Zero-based budgeting is a type of budgeting that is used by many different companies in the world today. Here are the basics of zero-based budgeting and how it can help you as a company.
With zero-based budgeting, the budget always starts out at zero, for every time period. You start out at zero and then add every expense that you think you might have over the course of a certain time period. For example, you might look at what you expect to spend over the next quarter. Therefore, each individual department in the company has to justify each aspect of their budget for that interval. This requires a much more detailed look at each financial transaction and budget need.
Many companies are turning to this as a way to stay on top of their financial transactions and eliminate wasteful spending. With incremental budgeting, this often leads to employees wasting resources just so they do not lose a significant portion of their budget for the future. With zero-based budgeting, you can be more efficient and come up with the exact figure that you need for each time period. While it is more detailed, it can typically save you substantial amount of money overall.
What is the difference between zero based budgeting and incremental budgeting?

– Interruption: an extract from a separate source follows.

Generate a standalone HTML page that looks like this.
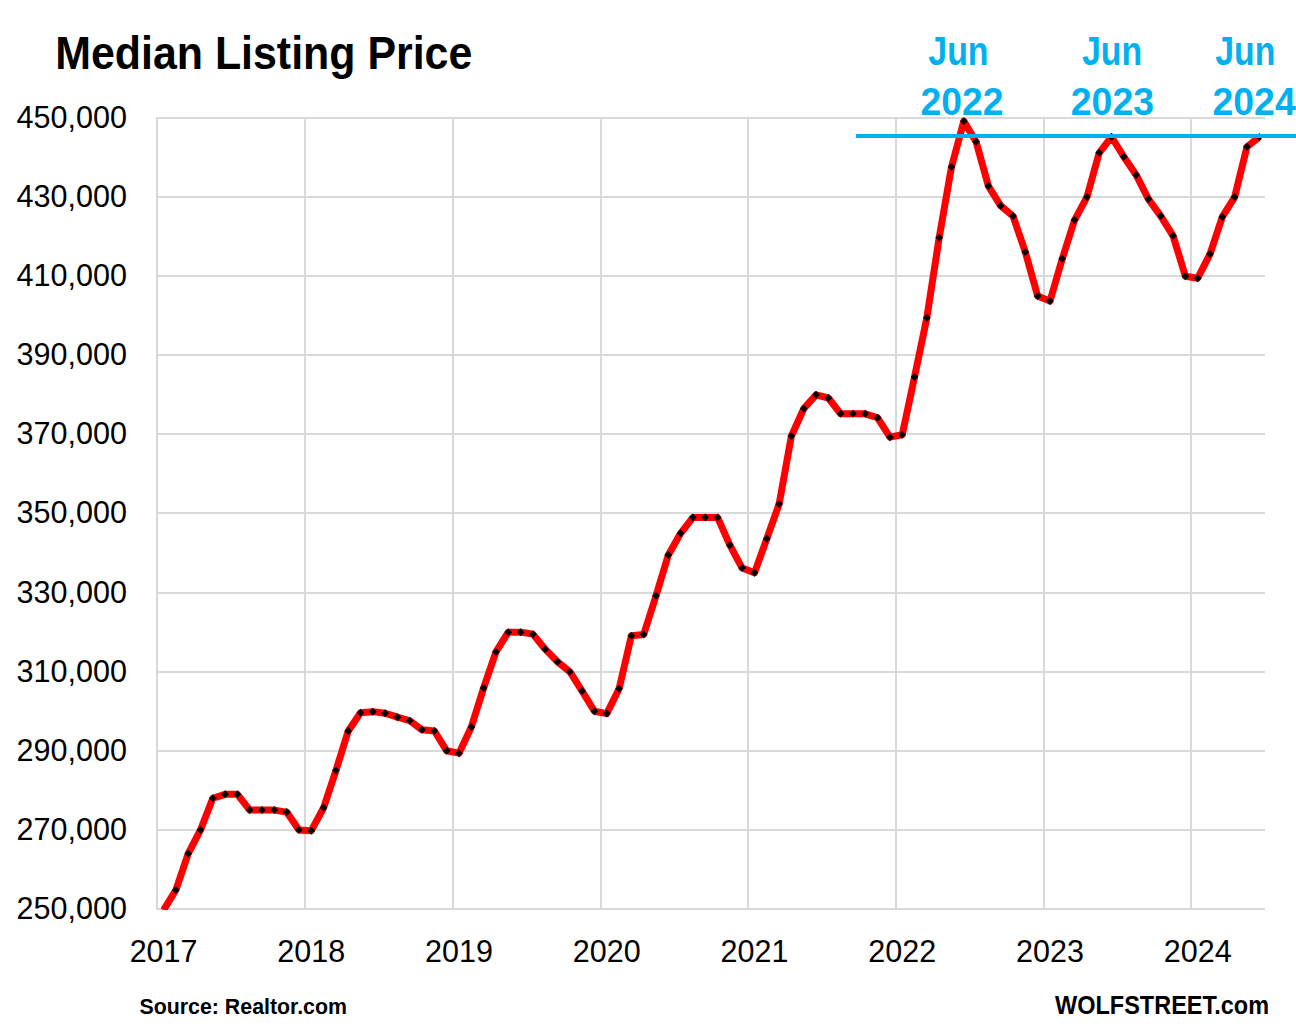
<!DOCTYPE html>
<html><head><meta charset="utf-8"><style>
html,body{margin:0;padding:0;background:#fff;}
body{width:1296px;height:1032px;overflow:hidden;}
svg{display:block;}
text{font-family:"Liberation Sans",sans-serif;}
</style></head><body>
<svg width="1296" height="1032" viewBox="0 0 1296 1032">
<rect width="1296" height="1032" fill="#fff"/>
<defs><clipPath id="pa"><rect x="156" y="117" width="1110" height="793"/></clipPath></defs>
<g fill="#d9d9d9"><rect x="156" y="117" width="1109" height="2"/><rect x="156" y="196" width="1109" height="2"/><rect x="156" y="275" width="1109" height="2"/><rect x="156" y="354" width="1109" height="2"/><rect x="156" y="433" width="1109" height="2"/><rect x="156" y="512" width="1109" height="2"/><rect x="156" y="592" width="1109" height="2"/><rect x="156" y="671" width="1109" height="2"/><rect x="156" y="750" width="1109" height="2"/><rect x="156" y="829" width="1109" height="2"/><rect x="156" y="908" width="1109" height="2"/><rect x="156" y="117" width="2" height="793"/><rect x="304" y="117" width="2" height="793"/><rect x="452" y="117" width="2" height="793"/><rect x="600" y="117" width="2" height="793"/><rect x="747" y="117" width="2" height="793"/><rect x="895" y="117" width="2" height="793"/><rect x="1043" y="117" width="2" height="793"/><rect x="1190" y="117" width="2" height="793"/></g>
<g font-size="30.89" fill="#000"><text x="126.88" y="127.85" text-anchor="end" textLength="110.38" lengthAdjust="spacingAndGlyphs">450,000</text><text x="126.88" y="206.85" text-anchor="end" textLength="110.38" lengthAdjust="spacingAndGlyphs">430,000</text><text x="126.88" y="285.85" text-anchor="end" textLength="110.38" lengthAdjust="spacingAndGlyphs">410,000</text><text x="126.88" y="364.85" text-anchor="end" textLength="110.38" lengthAdjust="spacingAndGlyphs">390,000</text><text x="126.88" y="443.85" text-anchor="end" textLength="110.38" lengthAdjust="spacingAndGlyphs">370,000</text><text x="126.88" y="522.85" text-anchor="end" textLength="110.38" lengthAdjust="spacingAndGlyphs">350,000</text><text x="126.88" y="602.85" text-anchor="end" textLength="110.38" lengthAdjust="spacingAndGlyphs">330,000</text><text x="126.88" y="681.85" text-anchor="end" textLength="110.38" lengthAdjust="spacingAndGlyphs">310,000</text><text x="126.88" y="760.85" text-anchor="end" textLength="110.38" lengthAdjust="spacingAndGlyphs">290,000</text><text x="126.88" y="839.85" text-anchor="end" textLength="110.38" lengthAdjust="spacingAndGlyphs">270,000</text><text x="126.88" y="918.85" text-anchor="end" textLength="110.38" lengthAdjust="spacingAndGlyphs">250,000</text></g>
<g font-size="30.63" fill="#000"><text x="163.56" y="962.30" text-anchor="middle" textLength="67.87" lengthAdjust="spacingAndGlyphs">2017</text><text x="311.29" y="962.30" text-anchor="middle" textLength="67.87" lengthAdjust="spacingAndGlyphs">2018</text><text x="459.02" y="962.30" text-anchor="middle" textLength="67.87" lengthAdjust="spacingAndGlyphs">2019</text><text x="606.76" y="962.30" text-anchor="middle" textLength="67.87" lengthAdjust="spacingAndGlyphs">2020</text><text x="754.49" y="962.30" text-anchor="middle" textLength="67.87" lengthAdjust="spacingAndGlyphs">2021</text><text x="902.22" y="962.30" text-anchor="middle" textLength="67.87" lengthAdjust="spacingAndGlyphs">2022</text><text x="1049.96" y="962.30" text-anchor="middle" textLength="67.87" lengthAdjust="spacingAndGlyphs">2023</text><text x="1197.69" y="962.30" text-anchor="middle" textLength="67.87" lengthAdjust="spacingAndGlyphs">2024</text></g>
<g clip-path="url(#pa)">
<path d="M163.56,910.19 L175.87,890.02 L188.18,853.63 L200.49,829.90 L212.80,798.26 L225.11,794.31 L237.42,794.31 L249.73,810.12 L262.04,810.12 L274.36,810.12 L286.67,812.10 L298.98,829.90 L311.29,830.69 L323.60,807.75 L335.91,770.58 L348.22,731.02 L360.53,712.83 L372.84,711.65 L385.16,713.23 L397.47,717.18 L409.78,720.74 L422.09,729.84 L434.40,731.02 L446.71,750.80 L459.02,753.17 L471.33,727.07 L483.64,687.92 L495.96,651.92 L508.27,632.15 L520.58,632.15 L532.89,634.13 L545.20,649.16 L557.51,661.81 L569.82,671.70 L582.13,691.08 L594.44,711.25 L606.76,713.62 L619.07,688.71 L631.38,635.71 L643.69,634.52 L656.00,595.76 L668.31,555.03 L680.62,533.28 L692.93,517.45 L705.24,517.45 L717.56,517.45 L729.87,545.14 L742.18,568.08 L754.49,572.83 L766.80,538.81 L779.11,504.01 L791.42,435.98 L803.73,408.69 L816.04,394.85 L828.36,398.01 L840.67,413.83 L852.98,413.83 L865.29,413.83 L877.60,417.79 L889.91,437.17 L902.22,434.80 L914.53,377.05 L926.84,317.73 L939.16,237.84 L951.47,167.04 L963.78,121.16 L976.09,141.73 L988.40,186.03 L1000.71,205.80 L1013.02,216.08 L1025.33,252.07 L1037.64,295.98 L1049.96,301.12 L1062.27,258.80 L1074.58,220.04 L1086.89,197.10 L1099.20,152.80 L1111.51,136.98 L1123.82,156.76 L1136.13,174.95 L1148.44,199.08 L1160.76,216.08 L1173.07,235.86 L1185.38,276.20 L1197.69,278.18 L1210.00,254.05 L1222.31,216.88 L1234.62,197.10 L1246.93,146.87 L1259.24,136.98" fill="none" stroke="#ff0000" stroke-width="7" stroke-linejoin="round" stroke-linecap="butt"/>
<g fill="#000"><path d="M175.87,886.02L179.67,890.02L175.87,894.02L172.07,890.02Z"/><path d="M188.18,849.63L191.98,853.63L188.18,857.63L184.38,853.63Z"/><path d="M200.49,825.90L204.29,829.90L200.49,833.90L196.69,829.90Z"/><path d="M212.80,794.26L216.60,798.26L212.80,802.26L209.00,798.26Z"/><path d="M225.11,790.31L228.91,794.31L225.11,798.31L221.31,794.31Z"/><path d="M237.42,790.31L241.22,794.31L237.42,798.31L233.62,794.31Z"/><path d="M249.73,806.12L253.53,810.12L249.73,814.12L245.93,810.12Z"/><path d="M262.04,806.12L265.84,810.12L262.04,814.12L258.24,810.12Z"/><path d="M274.36,806.12L278.16,810.12L274.36,814.12L270.56,810.12Z"/><path d="M286.67,808.10L290.47,812.10L286.67,816.10L282.87,812.10Z"/><path d="M298.98,825.90L302.78,829.90L298.98,833.90L295.18,829.90Z"/><path d="M311.29,826.69L315.09,830.69L311.29,834.69L307.49,830.69Z"/><path d="M323.60,803.75L327.40,807.75L323.60,811.75L319.80,807.75Z"/><path d="M335.91,766.58L339.71,770.58L335.91,774.58L332.11,770.58Z"/><path d="M348.22,727.02L352.02,731.02L348.22,735.02L344.42,731.02Z"/><path d="M360.53,708.83L364.33,712.83L360.53,716.83L356.73,712.83Z"/><path d="M372.84,707.65L376.64,711.65L372.84,715.65L369.04,711.65Z"/><path d="M385.16,709.23L388.96,713.23L385.16,717.23L381.36,713.23Z"/><path d="M397.47,713.18L401.27,717.18L397.47,721.18L393.67,717.18Z"/><path d="M409.78,716.74L413.58,720.74L409.78,724.74L405.98,720.74Z"/><path d="M422.09,725.84L425.89,729.84L422.09,733.84L418.29,729.84Z"/><path d="M434.40,727.02L438.20,731.02L434.40,735.02L430.60,731.02Z"/><path d="M446.71,746.80L450.51,750.80L446.71,754.80L442.91,750.80Z"/><path d="M459.02,749.17L462.82,753.17L459.02,757.17L455.22,753.17Z"/><path d="M471.33,723.07L475.13,727.07L471.33,731.07L467.53,727.07Z"/><path d="M483.64,683.92L487.44,687.92L483.64,691.92L479.84,687.92Z"/><path d="M495.96,647.92L499.76,651.92L495.96,655.92L492.16,651.92Z"/><path d="M508.27,628.15L512.07,632.15L508.27,636.15L504.47,632.15Z"/><path d="M520.58,628.15L524.38,632.15L520.58,636.15L516.78,632.15Z"/><path d="M532.89,630.13L536.69,634.13L532.89,638.13L529.09,634.13Z"/><path d="M545.20,645.16L549.00,649.16L545.20,653.16L541.40,649.16Z"/><path d="M557.51,657.81L561.31,661.81L557.51,665.81L553.71,661.81Z"/><path d="M569.82,667.70L573.62,671.70L569.82,675.70L566.02,671.70Z"/><path d="M582.13,687.08L585.93,691.08L582.13,695.08L578.33,691.08Z"/><path d="M594.44,707.25L598.24,711.25L594.44,715.25L590.64,711.25Z"/><path d="M606.76,709.62L610.56,713.62L606.76,717.62L602.96,713.62Z"/><path d="M619.07,684.71L622.87,688.71L619.07,692.71L615.27,688.71Z"/><path d="M631.38,631.71L635.18,635.71L631.38,639.71L627.58,635.71Z"/><path d="M643.69,630.52L647.49,634.52L643.69,638.52L639.89,634.52Z"/><path d="M656.00,591.76L659.80,595.76L656.00,599.76L652.20,595.76Z"/><path d="M668.31,551.03L672.11,555.03L668.31,559.03L664.51,555.03Z"/><path d="M680.62,529.28L684.42,533.28L680.62,537.28L676.82,533.28Z"/><path d="M692.93,513.45L696.73,517.45L692.93,521.45L689.13,517.45Z"/><path d="M705.24,513.45L709.04,517.45L705.24,521.45L701.44,517.45Z"/><path d="M717.56,513.45L721.36,517.45L717.56,521.45L713.76,517.45Z"/><path d="M729.87,541.14L733.67,545.14L729.87,549.14L726.07,545.14Z"/><path d="M742.18,564.08L745.98,568.08L742.18,572.08L738.38,568.08Z"/><path d="M754.49,568.83L758.29,572.83L754.49,576.83L750.69,572.83Z"/><path d="M766.80,534.81L770.60,538.81L766.80,542.81L763.00,538.81Z"/><path d="M779.11,500.01L782.91,504.01L779.11,508.01L775.31,504.01Z"/><path d="M791.42,431.98L795.22,435.98L791.42,439.98L787.62,435.98Z"/><path d="M803.73,404.69L807.53,408.69L803.73,412.69L799.93,408.69Z"/><path d="M816.04,390.85L819.84,394.85L816.04,398.85L812.24,394.85Z"/><path d="M828.36,394.01L832.16,398.01L828.36,402.01L824.56,398.01Z"/><path d="M840.67,409.83L844.47,413.83L840.67,417.83L836.87,413.83Z"/><path d="M852.98,409.83L856.78,413.83L852.98,417.83L849.18,413.83Z"/><path d="M865.29,409.83L869.09,413.83L865.29,417.83L861.49,413.83Z"/><path d="M877.60,413.79L881.40,417.79L877.60,421.79L873.80,417.79Z"/><path d="M889.91,433.17L893.71,437.17L889.91,441.17L886.11,437.17Z"/><path d="M902.22,430.80L906.02,434.80L902.22,438.80L898.42,434.80Z"/><path d="M914.53,373.05L918.33,377.05L914.53,381.05L910.73,377.05Z"/><path d="M926.84,313.73L930.64,317.73L926.84,321.73L923.04,317.73Z"/><path d="M939.16,233.84L942.96,237.84L939.16,241.84L935.36,237.84Z"/><path d="M951.47,163.04L955.27,167.04L951.47,171.04L947.67,167.04Z"/><path d="M963.78,117.16L967.58,121.16L963.78,125.16L959.98,121.16Z"/><path d="M976.09,137.73L979.89,141.73L976.09,145.73L972.29,141.73Z"/><path d="M988.40,182.03L992.20,186.03L988.40,190.03L984.60,186.03Z"/><path d="M1000.71,201.80L1004.51,205.80L1000.71,209.80L996.91,205.80Z"/><path d="M1013.02,212.08L1016.82,216.08L1013.02,220.08L1009.22,216.08Z"/><path d="M1025.33,248.07L1029.13,252.07L1025.33,256.07L1021.53,252.07Z"/><path d="M1037.64,291.98L1041.44,295.98L1037.64,299.98L1033.84,295.98Z"/><path d="M1049.96,297.12L1053.76,301.12L1049.96,305.12L1046.16,301.12Z"/><path d="M1062.27,254.80L1066.07,258.80L1062.27,262.80L1058.47,258.80Z"/><path d="M1074.58,216.04L1078.38,220.04L1074.58,224.04L1070.78,220.04Z"/><path d="M1086.89,193.10L1090.69,197.10L1086.89,201.10L1083.09,197.10Z"/><path d="M1099.20,148.80L1103.00,152.80L1099.20,156.80L1095.40,152.80Z"/><path d="M1111.51,132.98L1115.31,136.98L1111.51,140.98L1107.71,136.98Z"/><path d="M1123.82,152.76L1127.62,156.76L1123.82,160.76L1120.02,156.76Z"/><path d="M1136.13,170.95L1139.93,174.95L1136.13,178.95L1132.33,174.95Z"/><path d="M1148.44,195.08L1152.24,199.08L1148.44,203.08L1144.64,199.08Z"/><path d="M1160.76,212.08L1164.56,216.08L1160.76,220.08L1156.96,216.08Z"/><path d="M1173.07,231.86L1176.87,235.86L1173.07,239.86L1169.27,235.86Z"/><path d="M1185.38,272.20L1189.18,276.20L1185.38,280.20L1181.58,276.20Z"/><path d="M1197.69,274.18L1201.49,278.18L1197.69,282.18L1193.89,278.18Z"/><path d="M1210.00,250.05L1213.80,254.05L1210.00,258.05L1206.20,254.05Z"/><path d="M1222.31,212.88L1226.11,216.88L1222.31,220.88L1218.51,216.88Z"/><path d="M1234.62,193.10L1238.42,197.10L1234.62,201.10L1230.82,197.10Z"/><path d="M1246.93,142.87L1250.73,146.87L1246.93,150.87L1243.13,146.87Z"/><path d="M1259.24,132.98L1263.04,136.98L1259.24,140.98L1255.44,136.98Z"/></g>
</g>
<rect x="856" y="134" width="440" height="4" fill="#00b0f0"/>
<g font-weight="bold" fill="#000">
<text x="55.20" y="69.40" font-size="46.00" textLength="417.15" lengthAdjust="spacingAndGlyphs">Median Listing Price</text>
<text x="139.50" y="1013.70" font-size="22.80" textLength="207.47" lengthAdjust="spacingAndGlyphs">Source: Realtor.com</text>
<text x="1055.00" y="1013.90" font-size="25.04" textLength="214.12" lengthAdjust="spacingAndGlyphs">WOLFSTREET.com</text>
</g>
<g font-weight="bold" fill="#00b0f0">
<text x="928.30" y="64.50" font-size="39.90" textLength="60.28" lengthAdjust="spacingAndGlyphs">Jun</text><text x="920.50" y="115.30" font-size="37.90" textLength="82.98" lengthAdjust="spacingAndGlyphs">2022</text>
<text x="1081.90" y="64.50" font-size="39.90" textLength="60.17" lengthAdjust="spacingAndGlyphs">Jun</text><text x="1070.80" y="115.30" font-size="37.90" textLength="83.19" lengthAdjust="spacingAndGlyphs">2023</text>
<text x="1215.20" y="64.50" font-size="39.90" textLength="60.08" lengthAdjust="spacingAndGlyphs">Jun</text><text x="1212.50" y="115.30" font-size="37.90" textLength="83.23" lengthAdjust="spacingAndGlyphs">2024</text>
</g>
</svg>
</body></html>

Both incremental and zero-based budgeting are commonly used by companies today. The big difference between these two forms of budgeting is in the starting point. With zero-based budgeting, the company starts at zero every time they make a budget for something. The cost of an item has to be justified every time in order to come up with an exact value to allocate to it. With incremental budgeting, the budget from the previous period is used. The business looks at the previous budget and then adds a certain amount of money to it when creating the new budget.